If taking the concerns of those who perceive themselves to be victims of antisemitism, Islamophobia or racism is contingent on them being the ‘right’ sort of victim, then any kind of universalist approach to prejudice and discrimination is undermined in favour of supporting particular kinds of people, in particular times and spaces, for particular reasons.
It may be possible at least to fight one’s own internal battles without bringing in external supporters who tend to inflame matters
Nonetheless, the alternatives to this kind of practice are also unpalatable. It is neither practical nor desirable to treat communities and minorities as homogeneous. Nor is it practical or desirable for non-Jews or non-Muslims to concern themselves with ‘every’ Jew or Muslim. The increasing awareness of the diversity of Jewish, Muslim and other minority communities has, at the very least, had the advantage of undermining the power of elites within those communities who sought exclusive rights to represent them in the public sphere.

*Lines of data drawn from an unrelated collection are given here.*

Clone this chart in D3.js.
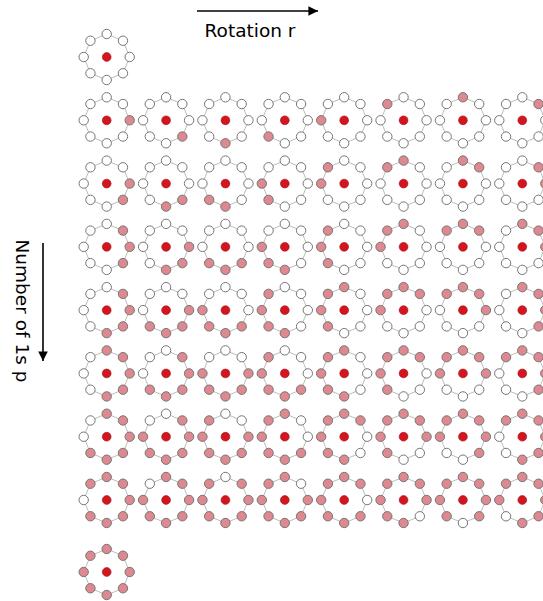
<!DOCTYPE html>
<html>
<head>
<meta charset="utf-8">
<script src="https://cdn.jsdelivr.net/npm/d3@7"></script>
<style>
  html, body { margin: 0; padding: 0; background: #fff; }
  svg { display: block; }
</style>
</head>
<body>
<svg id="chart" width="543" height="601"></svg>
<script>
// Binary necklaces of 8 beads: one row per number of 1s p, one column per rotation r.
const beadCount = 8;
const rotations = [0, 1, 2, 3, 4, 5, 6, 7];
const onesCounts = [0, 1, 2, 3, 4, 5, 6, 7, 8];
// Base word for each p; character k is bead k (bead 0 at 3 o'clock, going clockwise).
const baseWords = [
  "00000000",
  "10000000",
  "11000000",
  "11000001",
  "11100001",
  "11100011",
  "11110011",
  "11110111",
  "11111111"
];
const axisLabels = { top: "Rotation r", left: "Number of 1s p" };

const svg = d3.select("#chart");

const x = d3.scaleLinear().domain([0, 7]).range([106.7, 522.3]);
const y = d3.scaleLinear().domain([0, 7, 8]).range([57, 500, 572]);
const angle = d3.scaleLinear().domain([0, beadCount]).range([0, 2 * Math.PI]);

const ringR = 23, beadR = 4.7, hubR = 4.4;
const colors = { one: "#de8890", zero: "#ffffff", hub: "#d4141f", beadStroke: "#767676", ring: "#bdbdbd" };

function rotate(word, r) {
  return d3.range(beadCount).map(k => word[((k - r) % beadCount + beadCount) % beadCount]).join("");
}

// Build one entry per distinct rotation of each base word.
const necklaces = [];
onesCounts.forEach(p => {
  const seen = new Set();
  rotations.forEach(r => {
    const w = rotate(baseWords[p], r);
    if (seen.has(w)) return;
    seen.add(w);
    necklaces.push({ p, r, word: w });
  });
});

const beadPos = k => [ringR * Math.cos(angle(k)), ringR * Math.sin(angle(k))];
const ringLine = d3.line().curve(d3.curveLinearClosed);

const g = svg.append("g").selectAll("g.necklace")
  .data(necklaces)
  .join("g")
  .attr("class", "necklace")
  .attr("transform", d => `translate(${x(d.r)},${y(d.p)})`);

g.append("path")
  .attr("d", ringLine(d3.range(beadCount).map(beadPos)))
  .attr("fill", "none")
  .attr("stroke", colors.ring)
  .attr("stroke-width", 1);

g.append("circle")
  .attr("r", hubR)
  .attr("fill", colors.hub)
  .attr("stroke", "#a01018")
  .attr("stroke-width", 0.6);

g.selectAll("circle.bead")
  .data(d => d.word.split("").map((c, k) => ({ k, on: c === "1" })))
  .join("circle")
  .attr("class", "bead")
  .attr("cx", b => beadPos(b.k)[0])
  .attr("cy", b => beadPos(b.k)[1])
  .attr("r", beadR)
  .attr("fill", b => b.on ? colors.one : colors.zero)
  .attr("stroke", colors.beadStroke)
  .attr("stroke-width", 1);

// Direction arrows and labels
const defs = svg.append("defs");
defs.append("marker")
  .attr("id", "arrowhead")
  .attr("viewBox", "0 0 10 10")
  .attr("refX", 10).attr("refY", 5)
  .attr("markerWidth", 6).attr("markerHeight", 6)
  .attr("markerUnits", "strokeWidth")
  .attr("orient", "auto")
  .append("path")
  .attr("d", "M0,0 L10,5 L0,10 Z")
  .attr("fill", "#000");

svg.append("line")
  .attr("x1", 197).attr("y1", 11).attr("x2", 318).attr("y2", 11)
  .attr("stroke", "#000").attr("stroke-width", 1.6)
  .attr("marker-end", "url(#arrowhead)");

svg.append("text")
  .attr("x", 250).attr("y", 37)
  .attr("text-anchor", "middle")
  .attr("font-family", "DejaVu Sans, sans-serif")
  .attr("font-size", 18.5)
  .attr("fill", "#000")
  .text(axisLabels.top);

svg.append("line")
  .attr("x1", 43).attr("y1", 243).attr("x2", 43).attr("y2", 361)
  .attr("stroke", "#000").attr("stroke-width", 1.6)
  .attr("marker-end", "url(#arrowhead)");

svg.append("text")
  .attr("transform", "translate(16,311) rotate(90)")
  .attr("text-anchor", "middle")
  .attr("font-family", "DejaVu Sans, sans-serif")
  .attr("font-size", 18.5)
  .attr("fill", "#000")
  .text(axisLabels.left);
</script>
</body>
</html>
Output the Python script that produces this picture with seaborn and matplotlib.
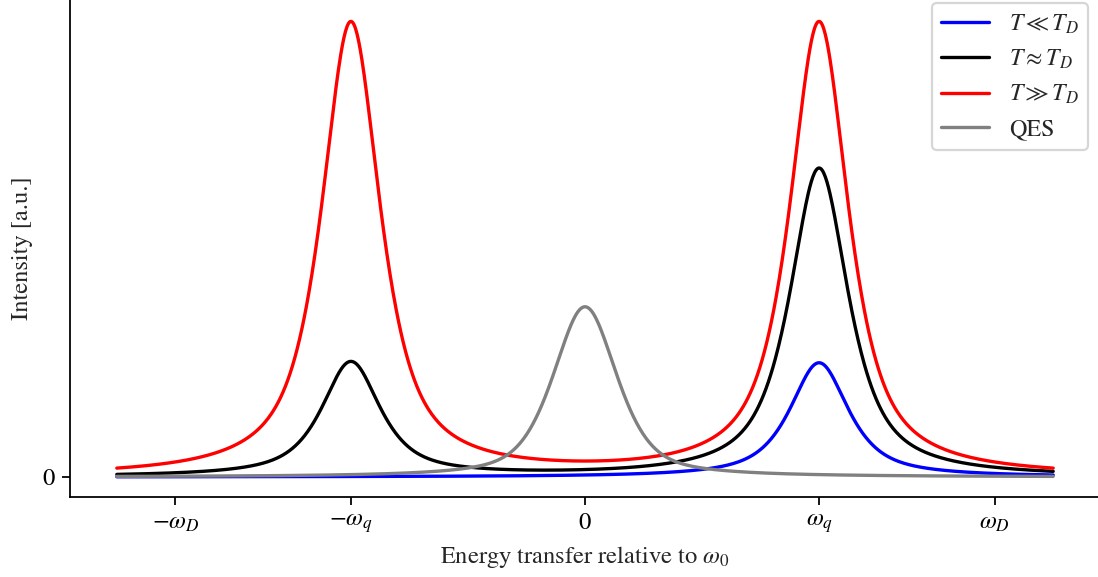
import numpy as np
import pandas as pd
import matplotlib
matplotlib.use("Agg")
import matplotlib.pyplot as plt
import seaborn as sns

# Characteristic frequencies (in units of omega_q)
omega_q = 1.0
omega_D = 1.75

# Peak heights at (-omega_q, +omega_q) for each temperature regime [a.u.]
series_names = [r"$T \ll T_D$", r"$T \approx T_D$", r"$T \gg T_D$"]
series_colors = ["#0000ff", "#000000", "#ff0000"]
anti_stokes_heights = [0.0, 1.0, 3.97]
stokes_heights = [1.0, 2.7, 3.97]

# Phonon line shape: half width at half maximum and Lorentzian fraction
phonon_hwhm = 0.15
phonon_eta = 0.8

# Quasi-elastic line centred at zero energy transfer
qes_name = "QES"
qes_color = "#808080"
qes_height = 1.49
qes_hwhm = 0.162
qes_eta = 0.55

tick_positions = [-omega_D, -omega_q, 0.0, omega_q, omega_D]
tick_labels = [r"$-\omega_D$", r"$-\omega_q$", "0", r"$\omega_q$", r"$\omega_D$"]


def pseudo_voigt(x, center, height, hwhm, eta):
    u = (x - center) / hwhm
    lor = 1.0 / (1.0 + u ** 2)
    gau = np.exp(-np.log(2.0) * u ** 2)
    return height * (eta * lor + (1.0 - eta) * gau)


energy = np.linspace(-2.0, 2.0, 1201)

frames = []
for name, a_s, s in zip(series_names, anti_stokes_heights, stokes_heights):
    y = (pseudo_voigt(energy, -omega_q, a_s, phonon_hwhm, phonon_eta)
         + pseudo_voigt(energy, omega_q, s, phonon_hwhm, phonon_eta))
    frames.append(pd.DataFrame({"energy": energy, "intensity": y, "series": name}))
frames.append(pd.DataFrame({
    "energy": energy,
    "intensity": pseudo_voigt(energy, 0.0, qes_height, qes_hwhm, qes_eta),
    "series": qes_name,
}))
df = pd.concat(frames, ignore_index=True)

sns.set_style("ticks")
plt.rcParams["font.family"] = ["STIXGeneral", "DejaVu Serif"]
plt.rcParams["mathtext.fontset"] = "stix"
plt.rcParams["font.size"] = 11

dpi = 160
fig = plt.figure(figsize=(1098 / dpi, 577 / dpi), dpi=dpi)
ax = fig.add_axes([70 / 1098, 80 / 577, 1030 / 1098, 497 / 577])

order = series_names + [qes_name]
palette = dict(zip(order, series_colors + [qes_color]))
sns.lineplot(data=df, x="energy", y="intensity", hue="series",
             hue_order=order, palette=palette, linewidth=1.5,
             estimator=None, errorbar=None, ax=ax)

ax.set_xlim(-2.2, 2.2)
ax.set_ylim(-0.175, 4.175)
ax.set_xticks(tick_positions)
ax.set_xticklabels(tick_labels)
ax.set_yticks([0])
ax.set_yticklabels(["0"])
ax.tick_params(axis="both", labelsize=11, length=3.5, width=0.8, colors="black")
ax.set_xlabel(r"Energy transfer relative to $\omega_0$", fontsize=11)
ax.set_ylabel("Intensity [a.u.]", fontsize=11)
for side in ("top", "right"):
    ax.spines[side].set_visible(False)
for side in ("left", "bottom"):
    ax.spines[side].set_linewidth(0.8)
    ax.spines[side].set_color("black")

leg = ax.legend(loc="upper right", fontsize=10.8, frameon=True, fancybox=True,
                framealpha=0.8, edgecolor="#cccccc", title=None,
                bbox_to_anchor=(1088 / 1098, 1 - 3 / 577),
                bbox_transform=fig.transFigure, borderaxespad=0)

fig.savefig("out.png", dpi=dpi)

What I would suggest, then, are three modest steps that can help scholars and activists, both within and without Jewish and Muslim minorities, to ensure that some of the problematic consequences of internal conflict are managed.
Firstly, it is inadvisable to treat the denials or affirmations by community members that something is or is not racist as ‘the last word’. For example, just because some Jews do not find the campaign for Boycott, Divestment and Sanctions against Israel antisemitic does not obviate the need to take the concerns of those who do seriously. A vast swathe of contemporary debate over forms of contemporary racism consists of making judgements about whether a certain discourse or practice is racist or not. Such debates cannot be cut off simply by taking the side of one particular protagonist
Secondly, activists and scholars should endeavour to maintain lines of communication and dialogue with members of minority communities beyond personally-favoured sub-sections within it. For example, quiet ‘back channel’ contacts between pro-Israel and pro-Palestinian groups and leaders may, in certain circumstances and given time, allow for some tensions to be mitigated and concerns aired.
Finally, just as those external to minority communities need to try and avoid exacerbating and exploiting them, so members of those communities themselves need to try and avoid exploiting external resources in their internal conflicts. While there is no going back to a time when internal conflict was kept ‘behind closed doors’, it may be possible at least to fight one’s own internal battles without bringing in external supporters who tend to inflame matters.
In the process of editing this paper, the editors pointed out to me the relationship between people and ideologies: Jews and Judaism, Muslims and Islam and so on. I want to make clear that this paper has been concerned with the former, with the relationship that Jews, Muslims and others have to each other. One common feature of the discourses that I have been exploring, is that attempts are sometimes made to separate people and their religions/ideologies. So, for example, it is common in some circles to clarify that one is criticising Zionism but not Jews and that the conflation of the two is problematic. My argument is that people and ideologies cannot be disentangled completely and that there is no disembodied and purely ideological space within which different ideologies can freely contend.